The tar blackened timbers of a fifteenth century Portuguese caravel ship berthed in Brisbane over the weekend, as a reminder of the theory that Captain Cook was beaten to these shores by other Europeans by three hundred years.
A Portuguese shipwreck on the Victorian south coast between Warrnambool and Port Fairy has long been rumoured, and that it was still visible in the mid-1800s, but since covered over by sand. When he was growing up in Port Fairy eighty years ago, my father and his sisters spent many joyful hours playing in the dunes, and searching for the fabled ‘Mahogany Ship’. Official hunts since then have also failed to unearth proof of the story, which has now transitioned into legend.

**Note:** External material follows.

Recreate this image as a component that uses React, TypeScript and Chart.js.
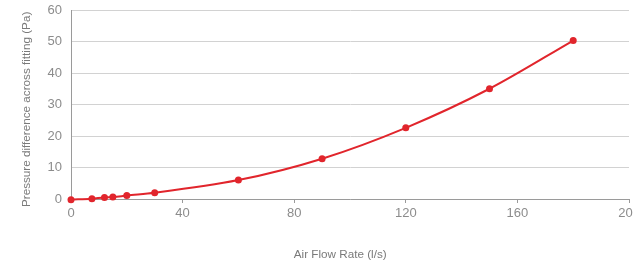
import React, { useEffect, useRef } from "react";
import { Chart, registerables } from "chart.js";

Chart.register(...registerables);

const flowRates = [0, 7.5, 12, 15, 20, 30, 60, 90, 120, 150, 180];
const pressures = [-0.2, 0.1, 0.5, 0.6, 1.1, 2.0, 6.0, 12.8, 22.6, 35.0, 50.3];
const xTitle = "Air Flow Rate (l/s)";
const yTitle = "Pressure difference across fitting (Pa)";

const RED = "#e1252c";
const TICK_COLOR = "#8c8c8c";
const FONT = "'Liberation Sans', Arial, sans-serif";

export default function App() {
  const ref = useRef<HTMLCanvasElement>(null);
  useEffect(() => {
    const canvas = ref.current!;
    const chart = new Chart(canvas, {
      type: "line",
      data: {
        datasets: [
          {
            data: flowRates.map((x, i) => ({ x, y: pressures[i] })),
            borderColor: RED,
            backgroundColor: RED,
            borderWidth: 2,
            pointRadius: 3.5,
            pointBorderWidth: 0,
            pointBackgroundColor: RED,
            tension: 0.4,
            cubicInterpolationMode: "monotone",
            clip: false as any,
          },
        ],
      },
      options: {
        responsive: false,
        animation: false,
        layout: { padding: { top: 10, right: 31, bottom: 0, left: 0 } },
        plugins: { legend: { display: false }, tooltip: { enabled: false } },
        scales: {
          x: {
            type: "linear",
            min: 0,
            max: 200,
            border: { color: "#9a9a9a", width: 1 },
            grid: { drawOnChartArea: false, drawTicks: true, tickLength: 4, color: "#9a9a9a" },
            ticks: { stepSize: 40, color: TICK_COLOR, font: { family: FONT, size: 13 }, padding: 3, maxRotation: 0 },
            title: { display: true, text: xTitle + "      ", color: "#7a7a7a", font: { family: FONT, size: 11.7 }, padding: { top: 0, bottom: 0 } },
            afterFit: (s: any) => { s.height = 63; },
          },
          y: {
            min: 0,
            max: 60,
            border: { color: "#9a9a9a", width: 1 },
            grid: { drawTicks: false, color: "#d2d2d2", lineWidth: 1 },
            ticks: { stepSize: 10, color: TICK_COLOR, font: { family: FONT, size: 13 }, padding: 9 },
            title: { display: true, text: yTitle + "   ", color: "#7a7a7a", font: { family: FONT, size: 11.7 }, padding: { top: 20, bottom: 0 } },
            afterFit: (s: any) => { s.width = 71; s.paddingTop = 0; },
          },
        },
      },
    });
    return () => chart.destroy();
  }, []);
  return (
    <div style={{ position: "fixed", left: 0, top: 0, width: 633, height: 262, overflow: "hidden", background: "#fff" }}>
      <canvas ref={ref} width={660} height={262} style={{ width: 660, height: 262, display: "block" }} />
    </div>
  );
}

The ship that berthed in Brisbane is the ‘Notorious’, a 55 tonne, 21 metre replica caravel, the type of ship used by the Portuguese six hundred years ago in Australian waters, if the legend is true. She was built by a Port Fairy local Graeme Wylie, for whom the stories passed down to his youth were the inspiration.

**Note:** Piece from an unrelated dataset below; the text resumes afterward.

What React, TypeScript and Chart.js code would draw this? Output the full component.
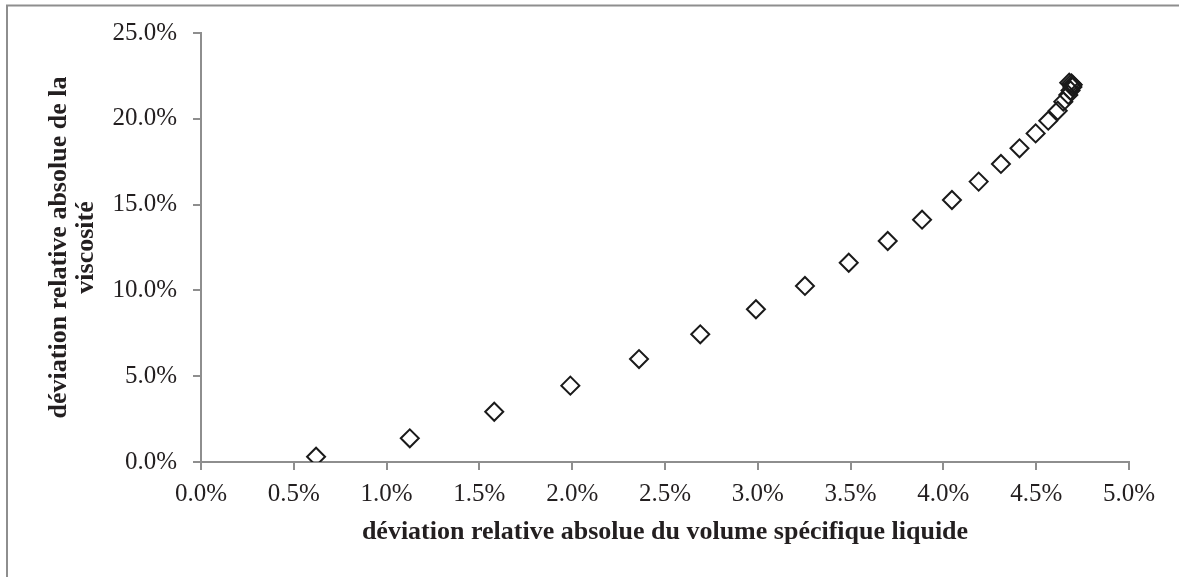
import React, { useEffect, useRef } from "react";
import { Chart, registerables } from "chart.js";

Chart.register(...registerables);

const xValues: number[] = [
  0.62, 1.125, 1.58, 1.99, 2.36, 2.69, 2.99, 3.254, 3.49, 3.70, 3.885, 4.046,
  4.19, 4.31, 4.41, 4.497, 4.565, 4.616, 4.646, 4.673, 4.685, 4.695, 4.697,
  4.69, 4.678,
];
const yValues: number[] = [
  0.31, 1.38, 2.93, 4.45, 6.0, 7.44, 8.9, 10.26, 11.61, 12.88, 14.12, 15.27,
  16.34, 17.37, 18.28, 19.15, 19.89, 20.47, 21.0, 21.39, 21.65, 21.85, 21.98,
  22.06, 22.1,
];
const xTitle = "déviation relative absolue du volume spécifique liquide";
const yTitle = ["déviation relative absolue de la", "viscosité"];

const W = 1179;
const H = 577;
const AXIS_GRAY = "#8e8e8e";
const TEXT = "#231f20";
const FONT = "'Liberation Serif', 'Times New Roman', serif";

const borderPlugin = {
  id: "outerBorder",
  afterDraw(chart: any) {
    const ctx = chart.ctx;
    ctx.save();
    ctx.strokeStyle = AXIS_GRAY;
    ctx.lineWidth = 2;
    ctx.beginPath();
    ctx.moveTo(7, H + 5);
    ctx.lineTo(7, 5.5);
    ctx.lineTo(W + 5, 5.5);
    ctx.stroke();
    ctx.restore();
  },
};

export default function App() {
  const ref = useRef<HTMLCanvasElement | null>(null);

  useEffect(() => {
    if (!ref.current) return;
    const data = xValues.map((x, i) => ({ x, y: yValues[i] }));
    const chart = new Chart(ref.current, {
      type: "scatter",
      data: {
        datasets: [
          {
            data,
            pointStyle: "rectRot",
            pointRadius: 9,
            pointBorderWidth: 2,
            pointBorderColor: "#1a1a1a",
            pointBackgroundColor: "rgba(255,255,255,0)",
            showLine: false,
          },
        ],
      },
      options: {
        responsive: false,
        animation: false,
        devicePixelRatio: 1,
        layout: { padding: { top: 33, right: 50, left: 0, bottom: 0 } },
        plugins: {
          legend: { display: false },
          tooltip: { enabled: false },
        },
        scales: {
          x: {
            type: "linear",
            min: 0,
            max: 5,
            afterFit(scale: any) {
              scale.height = 115;
            },
            ticks: {
              stepSize: 0.5,
              padding: 9,
              color: TEXT,
              font: { family: FONT, size: 25 },
              callback: (v: any) => Number(v).toFixed(1) + "%",
            },
            grid: {
              drawOnChartArea: false,
              drawTicks: true,
              tickLength: 8,
              tickColor: AXIS_GRAY,
              tickWidth: 2,
              color: AXIS_GRAY,
              lineWidth: 2,
            },
            border: { display: true, color: AXIS_GRAY, width: 2 },
            title: {
              display: true,
              text: xTitle,
              color: TEXT,
              font: { family: FONT, size: 26, weight: "bold", lineHeight: 1.04 },
              padding: { top: 0, bottom: 31 },
            },
          },
          y: {
            type: "linear",
            min: 0,
            max: 25,
            afterFit(scale: any) {
              scale.width = 201;
            },
            ticks: {
              stepSize: 5,
              padding: 16,
              color: TEXT,
              font: { family: FONT, size: 25 },
              callback: (v: any) => Number(v).toFixed(1) + "%",
            },
            grid: {
              drawOnChartArea: false,
              drawTicks: true,
              tickLength: 8,
              tickColor: AXIS_GRAY,
              tickWidth: 2,
              color: AXIS_GRAY,
              lineWidth: 2,
            },
            border: { display: true, color: AXIS_GRAY, width: 2 },
            title: {
              display: true,
              text: yTitle,
              color: TEXT,
              font: { family: FONT, size: 26, weight: "bold", lineHeight: 1.04 },
              padding: { top: 46, bottom: 0 },
            },
          },
        },
      },
      plugins: [borderPlugin],
    });
    return () => chart.destroy();
  }, []);

  return (
    <div
      style={{
        position: "fixed",
        top: 0,
        left: 0,
        width: W,
        height: H,
        overflow: "hidden",
        background: "#ffffff",
      }}
    >
      <canvas ref={ref} width={W} height={H} style={{ width: W, height: H, display: "block" }} />
    </div>
  );
}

Seeing the Notorious sit silently at dock on the Brisbane River, dwarfed by the modern cityscape and ignored by the Citycat ferries streaming by, makes me dream of that seafaring age of exploration. Part of me even hopes that the legend is true, so that this small ship could claim a win.
My father certainly liked to believe the folklore was fact, but maybe that was his nautical Viking heritage speaking, which perhaps also drew him to become a champion yachtsman. In any case, seeing the Notorious was a reminder of the fifteenth century visitors that we might have had.